Task inputs >>
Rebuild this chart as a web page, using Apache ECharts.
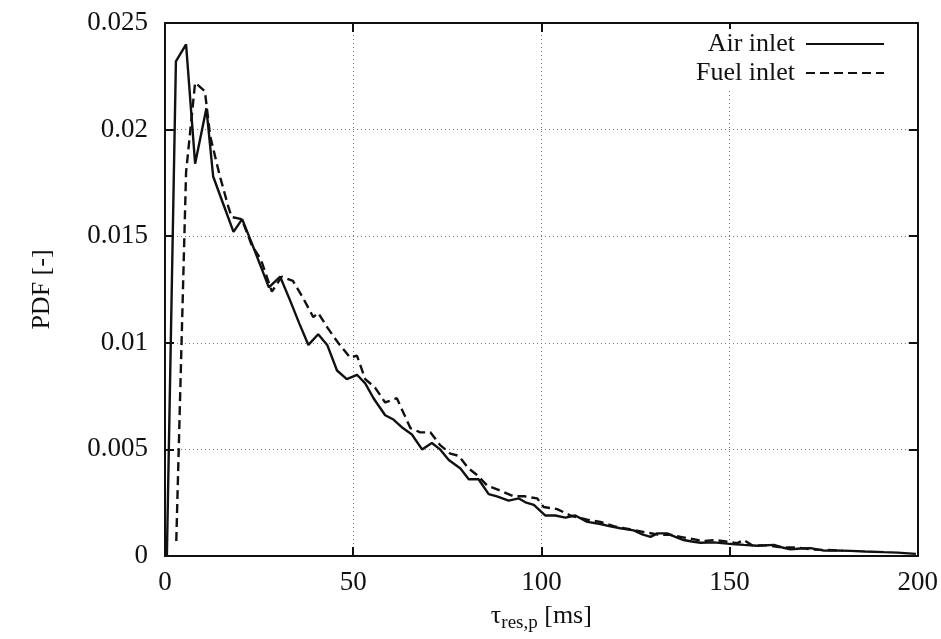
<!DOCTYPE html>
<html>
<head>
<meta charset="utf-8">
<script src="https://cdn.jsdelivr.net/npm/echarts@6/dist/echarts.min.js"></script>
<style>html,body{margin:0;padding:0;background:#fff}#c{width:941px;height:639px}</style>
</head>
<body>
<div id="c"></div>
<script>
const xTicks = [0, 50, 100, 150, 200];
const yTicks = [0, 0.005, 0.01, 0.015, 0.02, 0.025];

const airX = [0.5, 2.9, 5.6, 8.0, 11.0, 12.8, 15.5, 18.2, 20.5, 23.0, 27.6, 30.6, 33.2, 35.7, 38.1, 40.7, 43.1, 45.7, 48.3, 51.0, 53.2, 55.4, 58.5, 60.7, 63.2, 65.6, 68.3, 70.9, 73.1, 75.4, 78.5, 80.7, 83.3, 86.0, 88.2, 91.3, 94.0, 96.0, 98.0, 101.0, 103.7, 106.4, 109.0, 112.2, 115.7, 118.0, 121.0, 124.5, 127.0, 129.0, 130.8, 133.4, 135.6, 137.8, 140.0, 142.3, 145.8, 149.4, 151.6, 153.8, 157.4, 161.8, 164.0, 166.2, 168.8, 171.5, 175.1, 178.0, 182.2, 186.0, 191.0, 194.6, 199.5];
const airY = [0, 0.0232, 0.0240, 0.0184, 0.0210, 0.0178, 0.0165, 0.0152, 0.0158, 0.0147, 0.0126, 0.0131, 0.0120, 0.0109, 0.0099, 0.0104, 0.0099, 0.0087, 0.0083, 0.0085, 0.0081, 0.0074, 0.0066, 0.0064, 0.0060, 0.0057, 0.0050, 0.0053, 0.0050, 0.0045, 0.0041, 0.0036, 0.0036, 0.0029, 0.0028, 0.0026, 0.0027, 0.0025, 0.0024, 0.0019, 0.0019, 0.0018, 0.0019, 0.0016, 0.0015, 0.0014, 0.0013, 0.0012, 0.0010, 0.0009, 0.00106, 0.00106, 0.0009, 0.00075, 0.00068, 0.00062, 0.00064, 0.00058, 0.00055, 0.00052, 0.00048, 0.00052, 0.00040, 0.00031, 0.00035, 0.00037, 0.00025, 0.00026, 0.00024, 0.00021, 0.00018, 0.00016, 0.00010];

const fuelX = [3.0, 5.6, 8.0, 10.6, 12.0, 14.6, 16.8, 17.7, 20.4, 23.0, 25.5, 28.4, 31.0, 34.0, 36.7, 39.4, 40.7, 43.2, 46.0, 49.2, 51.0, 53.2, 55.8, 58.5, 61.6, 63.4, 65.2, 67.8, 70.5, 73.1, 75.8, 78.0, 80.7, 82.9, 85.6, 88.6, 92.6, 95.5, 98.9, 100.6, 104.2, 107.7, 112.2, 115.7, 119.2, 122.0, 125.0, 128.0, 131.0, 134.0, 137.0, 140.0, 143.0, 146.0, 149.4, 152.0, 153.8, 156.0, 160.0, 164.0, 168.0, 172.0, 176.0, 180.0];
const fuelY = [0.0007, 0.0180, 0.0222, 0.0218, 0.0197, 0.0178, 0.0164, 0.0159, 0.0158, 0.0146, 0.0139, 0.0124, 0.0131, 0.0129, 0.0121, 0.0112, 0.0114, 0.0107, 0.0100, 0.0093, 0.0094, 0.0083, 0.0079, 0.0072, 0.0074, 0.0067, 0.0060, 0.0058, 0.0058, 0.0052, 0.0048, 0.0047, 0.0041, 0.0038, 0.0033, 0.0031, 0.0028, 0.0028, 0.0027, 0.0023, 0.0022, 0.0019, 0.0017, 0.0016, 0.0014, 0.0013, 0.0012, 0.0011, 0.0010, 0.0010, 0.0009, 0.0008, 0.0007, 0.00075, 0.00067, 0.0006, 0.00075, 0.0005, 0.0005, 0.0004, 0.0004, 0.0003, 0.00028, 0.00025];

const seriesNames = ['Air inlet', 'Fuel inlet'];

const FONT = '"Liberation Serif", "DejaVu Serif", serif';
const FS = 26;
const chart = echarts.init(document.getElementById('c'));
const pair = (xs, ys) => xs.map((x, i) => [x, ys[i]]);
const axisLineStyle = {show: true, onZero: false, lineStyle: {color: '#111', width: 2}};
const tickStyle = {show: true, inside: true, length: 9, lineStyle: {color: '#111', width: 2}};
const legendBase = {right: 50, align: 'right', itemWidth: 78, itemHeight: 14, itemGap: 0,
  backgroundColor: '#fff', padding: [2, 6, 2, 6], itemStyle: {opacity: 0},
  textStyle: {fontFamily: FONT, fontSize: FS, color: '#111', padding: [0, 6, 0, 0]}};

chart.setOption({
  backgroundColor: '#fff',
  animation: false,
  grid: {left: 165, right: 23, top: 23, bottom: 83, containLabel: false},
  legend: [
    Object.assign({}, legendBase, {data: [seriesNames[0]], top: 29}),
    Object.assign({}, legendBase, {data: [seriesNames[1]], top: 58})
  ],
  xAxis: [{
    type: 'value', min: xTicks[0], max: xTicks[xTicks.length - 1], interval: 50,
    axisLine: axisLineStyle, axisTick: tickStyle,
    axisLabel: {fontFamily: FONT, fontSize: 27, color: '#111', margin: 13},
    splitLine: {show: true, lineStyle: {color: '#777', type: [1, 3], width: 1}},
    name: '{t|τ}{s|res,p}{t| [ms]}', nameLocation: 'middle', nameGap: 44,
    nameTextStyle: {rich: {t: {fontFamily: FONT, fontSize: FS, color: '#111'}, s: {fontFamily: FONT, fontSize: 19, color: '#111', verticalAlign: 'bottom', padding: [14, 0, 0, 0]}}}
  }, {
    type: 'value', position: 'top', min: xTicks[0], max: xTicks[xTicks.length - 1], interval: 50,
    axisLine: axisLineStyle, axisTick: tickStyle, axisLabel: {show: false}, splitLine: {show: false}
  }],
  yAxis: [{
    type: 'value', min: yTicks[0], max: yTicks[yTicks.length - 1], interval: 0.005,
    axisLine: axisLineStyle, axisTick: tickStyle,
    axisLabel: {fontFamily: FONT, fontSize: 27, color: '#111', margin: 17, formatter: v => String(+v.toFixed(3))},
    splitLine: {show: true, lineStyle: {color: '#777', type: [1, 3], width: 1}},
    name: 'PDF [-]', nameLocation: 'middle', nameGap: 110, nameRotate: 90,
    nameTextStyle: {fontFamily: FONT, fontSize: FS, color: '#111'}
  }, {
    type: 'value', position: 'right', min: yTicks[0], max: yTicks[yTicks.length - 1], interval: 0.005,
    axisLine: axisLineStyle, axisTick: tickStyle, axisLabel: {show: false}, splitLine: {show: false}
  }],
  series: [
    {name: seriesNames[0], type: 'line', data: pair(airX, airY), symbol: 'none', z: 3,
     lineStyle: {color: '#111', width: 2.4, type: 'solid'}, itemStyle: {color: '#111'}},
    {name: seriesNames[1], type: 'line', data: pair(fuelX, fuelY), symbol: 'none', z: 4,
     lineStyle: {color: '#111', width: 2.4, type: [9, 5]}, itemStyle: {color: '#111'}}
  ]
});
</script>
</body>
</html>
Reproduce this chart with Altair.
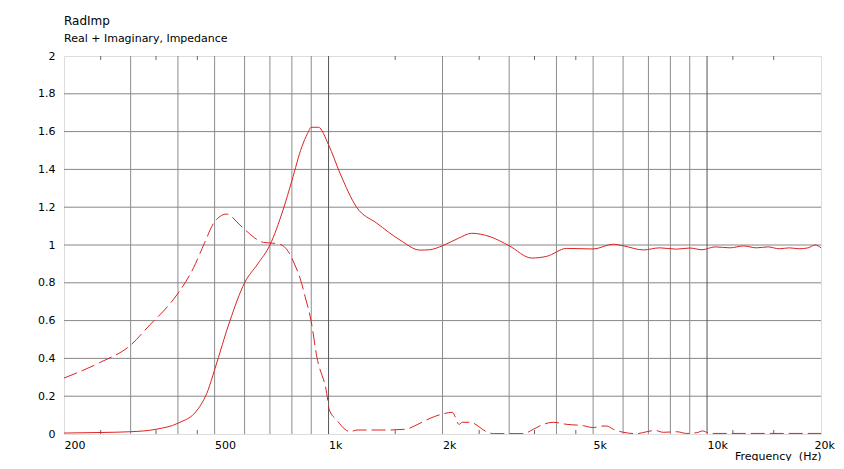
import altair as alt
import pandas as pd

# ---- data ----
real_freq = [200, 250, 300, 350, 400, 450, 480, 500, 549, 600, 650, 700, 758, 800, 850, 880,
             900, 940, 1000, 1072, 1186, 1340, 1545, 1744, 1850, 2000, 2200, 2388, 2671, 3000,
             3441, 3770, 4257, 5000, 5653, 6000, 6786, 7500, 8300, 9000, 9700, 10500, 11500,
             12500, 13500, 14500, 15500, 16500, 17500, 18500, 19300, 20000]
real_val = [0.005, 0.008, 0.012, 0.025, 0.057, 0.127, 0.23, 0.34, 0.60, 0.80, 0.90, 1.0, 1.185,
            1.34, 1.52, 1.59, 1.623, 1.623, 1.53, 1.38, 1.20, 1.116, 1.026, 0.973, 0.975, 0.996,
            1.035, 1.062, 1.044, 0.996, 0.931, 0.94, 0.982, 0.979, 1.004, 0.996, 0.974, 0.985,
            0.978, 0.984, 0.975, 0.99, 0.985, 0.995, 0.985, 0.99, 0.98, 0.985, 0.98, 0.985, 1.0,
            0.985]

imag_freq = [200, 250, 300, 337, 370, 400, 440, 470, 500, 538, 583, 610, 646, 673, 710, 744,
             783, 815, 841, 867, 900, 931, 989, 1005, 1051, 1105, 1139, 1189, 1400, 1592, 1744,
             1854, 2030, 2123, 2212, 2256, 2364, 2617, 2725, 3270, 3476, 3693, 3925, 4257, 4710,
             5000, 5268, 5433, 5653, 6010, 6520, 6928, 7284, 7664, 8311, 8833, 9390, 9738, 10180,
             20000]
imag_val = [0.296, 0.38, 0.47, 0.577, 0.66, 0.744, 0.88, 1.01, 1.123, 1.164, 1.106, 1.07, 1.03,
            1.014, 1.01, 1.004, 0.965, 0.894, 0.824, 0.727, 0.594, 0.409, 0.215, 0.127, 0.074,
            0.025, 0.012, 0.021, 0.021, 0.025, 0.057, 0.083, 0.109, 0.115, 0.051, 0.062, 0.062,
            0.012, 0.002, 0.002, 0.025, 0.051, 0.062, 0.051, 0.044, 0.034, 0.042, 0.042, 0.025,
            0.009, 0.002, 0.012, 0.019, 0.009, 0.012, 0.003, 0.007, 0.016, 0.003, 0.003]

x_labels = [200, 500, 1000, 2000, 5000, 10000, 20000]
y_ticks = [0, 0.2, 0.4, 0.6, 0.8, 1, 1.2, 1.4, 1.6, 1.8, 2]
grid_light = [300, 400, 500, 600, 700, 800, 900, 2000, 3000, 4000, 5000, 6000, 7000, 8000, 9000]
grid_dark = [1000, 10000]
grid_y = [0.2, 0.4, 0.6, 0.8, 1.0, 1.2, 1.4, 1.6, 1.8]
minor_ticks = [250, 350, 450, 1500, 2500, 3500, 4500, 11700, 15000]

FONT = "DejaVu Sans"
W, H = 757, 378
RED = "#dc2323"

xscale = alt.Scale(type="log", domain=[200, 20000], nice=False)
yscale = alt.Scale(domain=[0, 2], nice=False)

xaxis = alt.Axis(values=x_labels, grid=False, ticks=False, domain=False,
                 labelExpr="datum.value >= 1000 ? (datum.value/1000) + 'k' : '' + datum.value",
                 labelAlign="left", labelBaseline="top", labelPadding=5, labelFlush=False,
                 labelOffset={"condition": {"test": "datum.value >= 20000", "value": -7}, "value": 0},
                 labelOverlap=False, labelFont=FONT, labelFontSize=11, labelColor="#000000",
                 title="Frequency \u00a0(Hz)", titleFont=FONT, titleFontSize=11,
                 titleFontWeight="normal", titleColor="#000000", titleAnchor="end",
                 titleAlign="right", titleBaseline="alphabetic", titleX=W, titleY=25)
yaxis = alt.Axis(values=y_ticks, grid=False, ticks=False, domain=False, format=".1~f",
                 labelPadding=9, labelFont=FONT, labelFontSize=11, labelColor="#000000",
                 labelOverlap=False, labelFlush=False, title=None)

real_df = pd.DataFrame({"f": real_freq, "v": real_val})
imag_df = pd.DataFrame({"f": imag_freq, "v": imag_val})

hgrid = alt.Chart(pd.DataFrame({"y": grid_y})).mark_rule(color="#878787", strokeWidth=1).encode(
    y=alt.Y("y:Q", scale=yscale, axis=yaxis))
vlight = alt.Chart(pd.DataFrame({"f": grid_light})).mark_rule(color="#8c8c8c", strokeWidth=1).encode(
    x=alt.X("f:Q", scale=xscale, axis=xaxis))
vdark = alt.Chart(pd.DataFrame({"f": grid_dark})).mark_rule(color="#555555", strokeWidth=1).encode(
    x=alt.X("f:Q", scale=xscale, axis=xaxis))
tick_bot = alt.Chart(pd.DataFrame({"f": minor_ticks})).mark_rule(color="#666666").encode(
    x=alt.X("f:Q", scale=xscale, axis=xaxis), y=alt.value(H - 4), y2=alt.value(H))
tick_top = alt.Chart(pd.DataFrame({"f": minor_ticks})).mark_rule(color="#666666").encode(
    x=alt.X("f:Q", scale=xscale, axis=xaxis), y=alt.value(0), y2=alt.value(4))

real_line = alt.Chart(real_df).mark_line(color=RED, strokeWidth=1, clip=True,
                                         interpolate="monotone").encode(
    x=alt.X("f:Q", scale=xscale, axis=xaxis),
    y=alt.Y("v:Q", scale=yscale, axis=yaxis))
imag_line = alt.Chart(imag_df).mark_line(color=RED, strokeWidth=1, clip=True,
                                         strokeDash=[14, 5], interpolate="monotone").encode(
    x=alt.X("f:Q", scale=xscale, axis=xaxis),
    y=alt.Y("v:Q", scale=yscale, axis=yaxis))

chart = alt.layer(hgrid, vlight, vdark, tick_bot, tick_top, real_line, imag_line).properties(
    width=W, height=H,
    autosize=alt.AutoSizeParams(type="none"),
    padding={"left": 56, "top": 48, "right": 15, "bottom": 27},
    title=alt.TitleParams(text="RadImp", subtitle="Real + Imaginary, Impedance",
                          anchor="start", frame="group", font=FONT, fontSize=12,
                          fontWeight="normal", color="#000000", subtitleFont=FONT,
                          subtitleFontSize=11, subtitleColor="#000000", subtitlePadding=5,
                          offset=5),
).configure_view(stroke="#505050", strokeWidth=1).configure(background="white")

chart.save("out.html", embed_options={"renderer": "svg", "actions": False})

Problem to solve >> Transcribe, exactly as written, the lines starting at the one with "Reproduce this chart with Altair." and ending at the one with "import pandas as pd", and nothing more. Pictures are not part of the copy.

Output below >>
Reproduce this chart with Altair.
import altair as alt
import pandas as pd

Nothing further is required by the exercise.